— Dataset extract —
[start]

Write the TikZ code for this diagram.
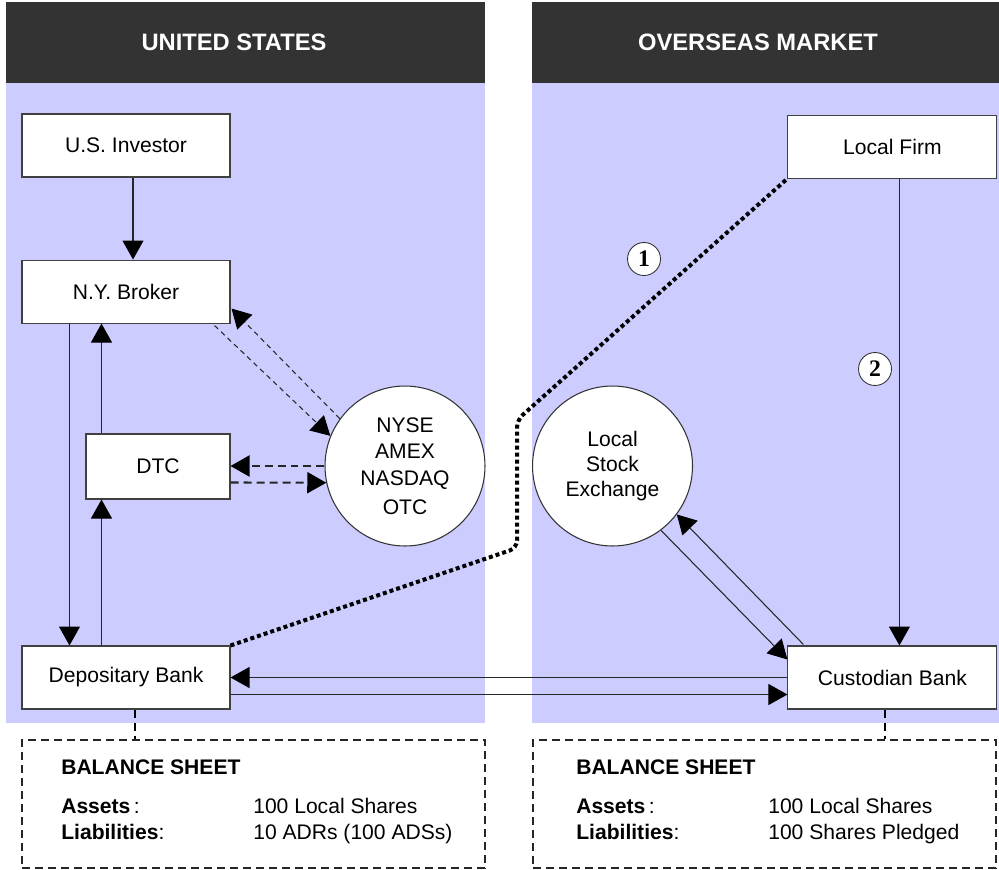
\documentclass[tikz,border=0pt]{standalone}
\usepackage{fontspec}
\setmainfont{Liberation Sans}
\newfontfamily\numfont{Liberation Serif}
\usepackage{xcolor}
\usetikzlibrary{calc, positioning, arrows.meta, shapes}
\definecolor{headgray}{HTML}{333333}
\definecolor{panelblue}{HTML}{CCCCFF}
\begin{document}
\begin{tikzpicture}[x=0.02cm, y=-0.02cm, font=\fontsize{12}{14.5}\selectfont,
	box/.style={draw=black!75, fill=white, line width=0.6pt, minimum width=4.16cm, minimum height=1.26cm, text centered},
	market/.style={circle, draw=black!80, fill=white, line width=0.6pt, minimum size=3.2cm, inner sep=0pt, align=center},
	num/.style={circle, draw=black!80, fill=white, line width=0.5pt, minimum size=0.66cm, inner sep=0pt, font=\numfont\bfseries\fontsize{13.5}{15}\selectfont},
	headtext/.style={text=white, font=\bfseries\fontsize{13.5}{16}\selectfont},
	sheet/.style={draw=black!85, line width=1.1pt, dash pattern=on 0.16cm off 0.1cm, minimum width=9.26cm, minimum height=2.56cm},
	arr/.style={-{Triangle[length=0.38cm,width=0.42cm,color=black]}, line width=0.6pt, draw=black!85},
	thindash/.style={dash pattern=on 0.1cm off 0.08cm},
	thickdash/.style={line width=1.2pt, dash pattern=on 0.16cm off 0.1cm},
	dotline/.style={line width=0.08cm, dash pattern=on 0.08cm off 0.06cm, rounded corners=0.15cm},
	sheetlink/.style={line width=1.1pt, dash pattern=on 0.16cm off 0.1cm}]

	\useasboundingbox (0,0) rectangle (999,869);

	% panels %
	\fill[headgray] (6,2) rectangle (485,83);
	\fill[panelblue] (6,83) rectangle (485,723);
	\fill[headgray] (532,2) rectangle (999,83);
	\fill[panelblue] (532,83) rectangle (999,723);
	\node[headtext] (ushead) at (234,42) {UNITED STATES};
	\node[headtext] (oshead) at (758,42) {OVERSEAS MARKET};

	% nodes - U.S. side %
	\node[box] (investor) at (126,145.5) {U.S. Investor};
	\node[box, below=1.64cm of investor] (broker) {N.Y. Broker};
	\node[box, below=6.44cm of broker] (dep) {Depositary Bank};
	\node[box, minimum width=2.88cm, minimum height=1.3cm] (dtc) at (158,466.5) {DTC};
	\node[market, font=\fontsize{12}{15.3}\selectfont] (nyse) at (405,466) {NYSE\\AMEX\\NASDAQ\\[1pt]OTC};

	% nodes - overseas side %
	\node[box, minimum width=4.18cm, right=11.14cm of dep] (cust) {Custodian Bank};
	\node[box, minimum width=4.18cm, above=9.34cm of cust] (firm) {Local Firm};
	\node[market, font=\fontsize{12}{14.2}\selectfont] (lse) at (612.5,466) {Local\\Stock\\Exchange};
	\node[num] (one) at (644,259) {1};
	\node[num] (two) at (875,369) {2};

	% balance sheets %
	\node[sheet] (usbs) at (253.5,804) {};
	\node[sheet] (osbs) at (764.5,804) {};
	\node[anchor=base west, font=\bfseries\fontsize{12}{14.5}\selectfont] (ustitle) at ($(usbs.north west)+(34,35)$) {BALANCE SHEET};
	\node[anchor=base west] (usassets) at ($(usbs.north west)+(34,74)$) {\textbf{Assets}\,:};
	\node[anchor=base west] (usliab) at ($(usbs.north west)+(34,100)$) {\textbf{Liabilities}:};
	\node[anchor=base west] (usassetsval) at ($(usbs.north west)+(226,74)$) {100 Local Shares};
	\node[anchor=base west] (usliabval) at ($(usbs.north west)+(226,100)$) {10 ADRs (100 ADSs)};
	\node[anchor=base west, font=\bfseries\fontsize{12}{14.5}\selectfont] (ostitle) at ($(osbs.north west)+(38,35)$) {BALANCE SHEET};
	\node[anchor=base west] (osassets) at ($(osbs.north west)+(38,74)$) {\textbf{Assets}\,:};
	\node[anchor=base west] (osliab) at ($(osbs.north west)+(38,100)$) {\textbf{Liabilities}:};
	\node[anchor=base west] (osassetsval) at ($(osbs.north west)+(230,74)$) {100 Local Shares};
	\node[anchor=base west] (osliabval) at ($(osbs.north west)+(230,100)$) {100 Shares Pledged};

	% edges - U.S. side %
	\draw[arr] ($(investor.south)+(7,0)$) coordinate (invout) -- (invout |- broker.north);
	\draw[arr] ($(broker.south west)+(48,0)$) coordinate (brokout) -- (brokout |- dep.north);
	\draw[arr] ($(dtc.north west)+(16,0)$) coordinate (dtcout) -- (dtcout |- broker.south);
	\draw[arr] ($(dtc.south west)+(16,0)$) coordinate (dtcin) ++(0,1) (dtcin |- dep.north) -- (dtcin);
	\draw[arr, thindash] ($(broker.south east)+(-16,2)$) -- (nyse.158);
	\draw[arr, thindash] (nyse.144) -- ($(broker.east)+(1,17)$);
	\draw[arr, thickdash] (nyse.180) -- (nyse.180 -| dtc.east);
	\draw[arr, thickdash] ($(dtc.east)+(0,16)$) -- (nyse.192);

	% edges - overseas side %
	\draw[arr] ($(firm.south west)+(112,0)$) coordinate (firmout) -- (firmout |- cust.north);
	\draw[arr] (lse.-53) -- ($(cust.north west)+(0,14)$);
	\draw[arr] ($(cust.north west)+(16,-1)$) -- (lse.-37);
	\draw[arr] (cust.west) -- (cust.west -| dep.east);
	\draw[arr] ($(dep.east)+(0,17)$) coordinate (depout) -- (depout -| cust.west);

	% dotted link %
	\coordinate (bendlow) at (517,548);
	\coordinate (bendhigh) at (517,420);
	\draw[dotline] (dep.north east) -- (bendlow) -- (bendhigh) -- (firm.south west);

	% links to balance sheets %
	\draw[sheetlink] ($(dep.south)+(9,0)$) coordinate (depdown) -- (depdown |- usbs.north);
	\draw[sheetlink] ($(cust.south)+(-7.5,0)$) coordinate (custdown) -- (custdown |- osbs.north);

\end{tikzpicture}
\end{document}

[end]

— Set task —
Write the material out again exactly as it appears, dropping the pictures.

— Worked answer —
Write the TikZ code for this diagram.
\documentclass[tikz,border=0pt]{standalone}
\usepackage{fontspec}
\setmainfont{Liberation Sans}
\newfontfamily\numfont{Liberation Serif}
\usepackage{xcolor}
\usetikzlibrary{calc, positioning, arrows.meta, shapes}
\definecolor{headgray}{HTML}{333333}
\definecolor{panelblue}{HTML}{CCCCFF}
\begin{document}
\begin{tikzpicture}[x=0.02cm, y=-0.02cm, font=\fontsize{12}{14.5}\selectfont,
	box/.style={draw=black!75, fill=white, line width=0.6pt, minimum width=4.16cm, minimum height=1.26cm, text centered},
	market/.style={circle, draw=black!80, fill=white, line width=0.6pt, minimum size=3.2cm, inner sep=0pt, align=center},
	num/.style={circle, draw=black!80, fill=white, line width=0.5pt, minimum size=0.66cm, inner sep=0pt, font=\numfont\bfseries\fontsize{13.5}{15}\selectfont},
	headtext/.style={text=white, font=\bfseries\fontsize{13.5}{16}\selectfont},
	sheet/.style={draw=black!85, line width=1.1pt, dash pattern=on 0.16cm off 0.1cm, minimum width=9.26cm, minimum height=2.56cm},
	arr/.style={-{Triangle[length=0.38cm,width=0.42cm,color=black]}, line width=0.6pt, draw=black!85},
	thindash/.style={dash pattern=on 0.1cm off 0.08cm},
	thickdash/.style={line width=1.2pt, dash pattern=on 0.16cm off 0.1cm},
	dotline/.style={line width=0.08cm, dash pattern=on 0.08cm off 0.06cm, rounded corners=0.15cm},
	sheetlink/.style={line width=1.1pt, dash pattern=on 0.16cm off 0.1cm}]

	\useasboundingbox (0,0) rectangle (999,869);

	% panels %
	\fill[headgray] (6,2) rectangle (485,83);
	\fill[panelblue] (6,83) rectangle (485,723);
	\fill[headgray] (532,2) rectangle (999,83);
	\fill[panelblue] (532,83) rectangle (999,723);
	\node[headtext] (ushead) at (234,42) {UNITED STATES};
	\node[headtext] (oshead) at (758,42) {OVERSEAS MARKET};

	% nodes - U.S. side %
	\node[box] (investor) at (126,145.5) {U.S. Investor};
	\node[box, below=1.64cm of investor] (broker) {N.Y. Broker};
	\node[box, below=6.44cm of broker] (dep) {Depositary Bank};
	\node[box, minimum width=2.88cm, minimum height=1.3cm] (dtc) at (158,466.5) {DTC};
	\node[market, font=\fontsize{12}{15.3}\selectfont] (nyse) at (405,466) {NYSE\\AMEX\\NASDAQ\\[1pt]OTC};

	% nodes - overseas side %
	\node[box, minimum width=4.18cm, right=11.14cm of dep] (cust) {Custodian Bank};
	\node[box, minimum width=4.18cm, above=9.34cm of cust] (firm) {Local Firm};
	\node[market, font=\fontsize{12}{14.2}\selectfont] (lse) at (612.5,466) {Local\\Stock\\Exchange};
	\node[num] (one) at (644,259) {1};
	\node[num] (two) at (875,369) {2};

	% balance sheets %
	\node[sheet] (usbs) at (253.5,804) {};
	\node[sheet] (osbs) at (764.5,804) {};
	\node[anchor=base west, font=\bfseries\fontsize{12}{14.5}\selectfont] (ustitle) at ($(usbs.north west)+(34,35)$) {BALANCE SHEET};
	\node[anchor=base west] (usassets) at ($(usbs.north west)+(34,74)$) {\textbf{Assets}\,:};
	\node[anchor=base west] (usliab) at ($(usbs.north west)+(34,100)$) {\textbf{Liabilities}:};
	\node[anchor=base west] (usassetsval) at ($(usbs.north west)+(226,74)$) {100 Local Shares};
	\node[anchor=base west] (usliabval) at ($(usbs.north west)+(226,100)$) {10 ADRs (100 ADSs)};
	\node[anchor=base west, font=\bfseries\fontsize{12}{14.5}\selectfont] (ostitle) at ($(osbs.north west)+(38,35)$) {BALANCE SHEET};
	\node[anchor=base west] (osassets) at ($(osbs.north west)+(38,74)$) {\textbf{Assets}\,:};
	\node[anchor=base west] (osliab) at ($(osbs.north west)+(38,100)$) {\textbf{Liabilities}:};
	\node[anchor=base west] (osassetsval) at ($(osbs.north west)+(230,74)$) {100 Local Shares};
	\node[anchor=base west] (osliabval) at ($(osbs.north west)+(230,100)$) {100 Shares Pledged};

	% edges - U.S. side %
	\draw[arr] ($(investor.south)+(7,0)$) coordinate (invout) -- (invout |- broker.north);
	\draw[arr] ($(broker.south west)+(48,0)$) coordinate (brokout) -- (brokout |- dep.north);
	\draw[arr] ($(dtc.north west)+(16,0)$) coordinate (dtcout) -- (dtcout |- broker.south);
	\draw[arr] ($(dtc.south west)+(16,0)$) coordinate (dtcin) ++(0,1) (dtcin |- dep.north) -- (dtcin);
	\draw[arr, thindash] ($(broker.south east)+(-16,2)$) -- (nyse.158);
	\draw[arr, thindash] (nyse.144) -- ($(broker.east)+(1,17)$);
	\draw[arr, thickdash] (nyse.180) -- (nyse.180 -| dtc.east);
	\draw[arr, thickdash] ($(dtc.east)+(0,16)$) -- (nyse.192);

	% edges - overseas side %
	\draw[arr] ($(firm.south west)+(112,0)$) coordinate (firmout) -- (firmout |- cust.north);
	\draw[arr] (lse.-53) -- ($(cust.north west)+(0,14)$);
	\draw[arr] ($(cust.north west)+(16,-1)$) -- (lse.-37);
	\draw[arr] (cust.west) -- (cust.west -| dep.east);
	\draw[arr] ($(dep.east)+(0,17)$) coordinate (depout) -- (depout -| cust.west);

	% dotted link %
	\coordinate (bendlow) at (517,548);
	\coordinate (bendhigh) at (517,420);
	\draw[dotline] (dep.north east) -- (bendlow) -- (bendhigh) -- (firm.south west);

	% links to balance sheets %
	\draw[sheetlink] ($(dep.south)+(9,0)$) coordinate (depdown) -- (depdown |- usbs.north);
	\draw[sheetlink] ($(cust.south)+(-7.5,0)$) coordinate (custdown) -- (custdown |- osbs.north);

\end{tikzpicture}
\end{document}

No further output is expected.